UNITED NATIONS (AP) — The United Nations said Wednesday its regular flights have not been granted permission to land in Libya by the self-styled Libyan Arab Armed Forces led by Gen. Khalifa Hifter.

U.N. spokesman Stephane Dujarric said the U.N. mission in Libya was concerned that its regular flights into Tripoli, which transport U.N. staff to and from the war-torn country, have been prevented from landing on several occasions in the past weeks.

Dujarric said preventing U.N. flights from traveling in and out of Libya “will severely hinder our humanitarian and good offices efforts” at a time when the United Nations is trying to get the warring parties to negotiate a peace agreement and “provide much-needed humanitarian assistance to the most vulnerable conflict-affected civilians.”

Libya has been in turmoil since 2011, when a civil war toppled longtime dictator Moammar Gadhafi who was later killed.

A weak U.N.-recognized administration that holds the capital Tripoli and parts of the country’s west is backed by Turkey, which recently sent thousands of soldiers to Libya, and to a lesser degree Qatar and Italy.

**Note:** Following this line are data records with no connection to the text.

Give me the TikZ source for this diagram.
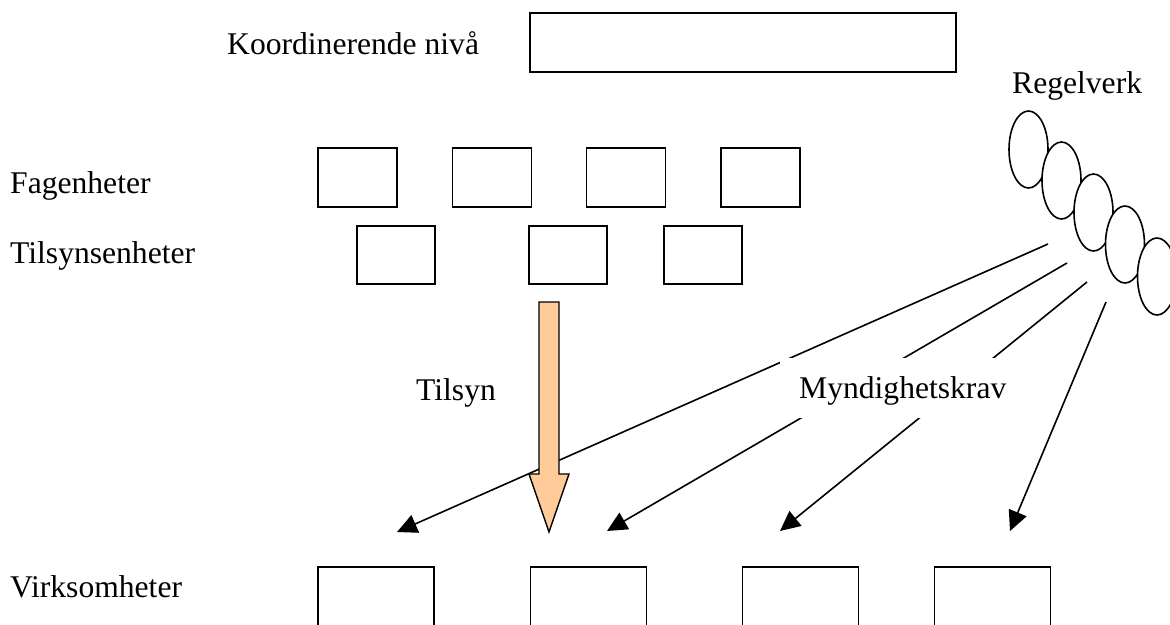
\documentclass[tikz,border=0pt]{standalone}
\usepackage{fontspec}
\setmainfont{Liberation Serif}
\usetikzlibrary{arrows.meta,shapes.geometric}
\definecolor{peach}{RGB}{255,204,153}
\begin{document}
\begin{tikzpicture}[x=1pt,y=-1pt,
  box/.style={draw,line width=1.8pt,inner sep=0pt},
  lbl/.style={anchor=base west,inner sep=0pt,font=\fontsize{31.6}{38}\selectfont},
  reg/.style={draw,fill=white,ellipse,line width=1.6pt,minimum width=39pt,minimum height=77pt,inner sep=0pt},
  krav/.style={line width=1.6pt,-{Triangle[length=20pt,width=19pt]}}]
\useasboundingbox (0,0) rectangle (1170,624);
\clip (0,0) rectangle (1170,624);
% labels on the left
\node[lbl] (lk) at (227,54) {Koordinerende nivå};
\node[lbl] (lf) at (10,193) {Fagenheter};
\node[lbl] (lt) at (10,263) {Tilsynsenheter};
\node[lbl] (lv) at (10,597) {Virksomheter};
\node[lbl] (lr) at (1012,93) {Regelverk};
% top box
\node[box,minimum width=426pt,minimum height=59pt] (top) at (743,42.5) {};
% Fagenheter
\node[box,minimum width=79pt,minimum height=59pt] (f1) at (357.5,177.5) {};
\node[box,minimum width=79pt,minimum height=59pt] (f2) at (492,177.5) {};
\node[box,minimum width=79pt,minimum height=59pt] (f3) at (626,177.5) {};
\node[box,minimum width=79pt,minimum height=59pt] (f4) at (760.5,177.5) {};
% Tilsynsenheter
\node[box,minimum width=78pt,minimum height=58pt] (t1) at (396,255) {};
\node[box,minimum width=78pt,minimum height=58pt] (t2) at (568,255) {};
\node[box,minimum width=78pt,minimum height=58pt] (t3) at (703,255) {};
% Virksomheter
\node[box,minimum width=116pt,minimum height=113pt] (v1) at (376,623.5) {};
\node[box,minimum width=116pt,minimum height=113pt] (v2) at (588.5,623.5) {};
\node[box,minimum width=116pt,minimum height=113pt] (v3) at (800.5,623.5) {};
\node[box,minimum width=116pt,minimum height=113pt] (v4) at (992.5,623.5) {};
% Regelverk ellipses
\node[reg] (r1) at (1028.5,149.5) {};
\node[reg] (r2) at (1061.5,180.5) {};
\node[reg] (r3) at (1093.5,212.5) {};
\node[reg] (r4) at (1125,244.5) {};
\node[reg] (r5) at (1157,276.5) {};
% Myndighetskrav arrows
\coordinate (s1) at (1048,244);
\coordinate (s2) at (1067,263);
\coordinate (s3) at (1087,282);
\coordinate (s4) at (1106,302);
\coordinate (e1) at (397,532);
\coordinate (e2) at (607,531);
\coordinate (e3) at (780,531);
\coordinate (e4) at (1010,531);
\draw[krav] (s1) -- (e1);
\draw[krav] (s2) -- (e2);
\draw[krav] (s3) -- (e3);
\draw[krav] (s4) -- (e4);
% Tilsyn arrow
\draw[fill=peach,line width=1.4pt,line join=miter] (539,302) -- (559,302) -- (559,474) -- (569,474) -- (549,532) -- (529,474) -- (539,474) -- cycle;
\node[lbl] (ltil) at (416,400) {Tilsyn};
% Myndighetskrav label on white
\node[lbl,fill=white,inner xsep=19pt,inner ysep=0pt,text height=40pt,text depth=20pt,anchor=base west] (lm) at (780,398) {Myndighetskrav};
\end{tikzpicture}
\end{document}
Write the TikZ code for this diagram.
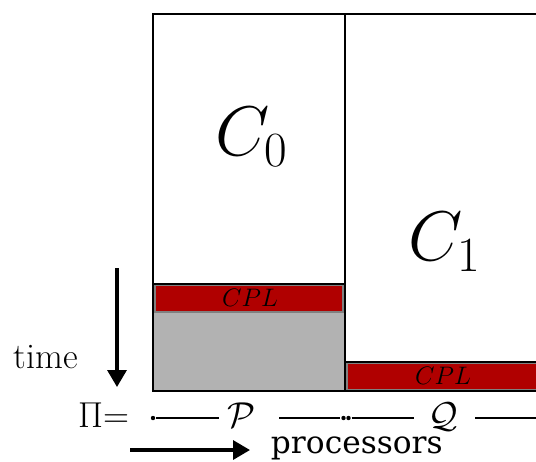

On the other side of the conflict is a rival government in the east that supports Hifter, whose forces launched a surprise offensive to capture the capital last April and are backed by the United Arab Emirates and Egypt as well as France and Russia.

Dujarric was asked why the U.N. needs permission from Hifter’s forces in the east for its planes to land in Tripoli.

“I think we just want to make sure we have all the necessary clearances,” he said. “It goes without saying that you want to make sure that all the passengers on the plane are safe. Flight clearance is pretty basic. We’re not landing fighter planes, we’re landing passenger planes.”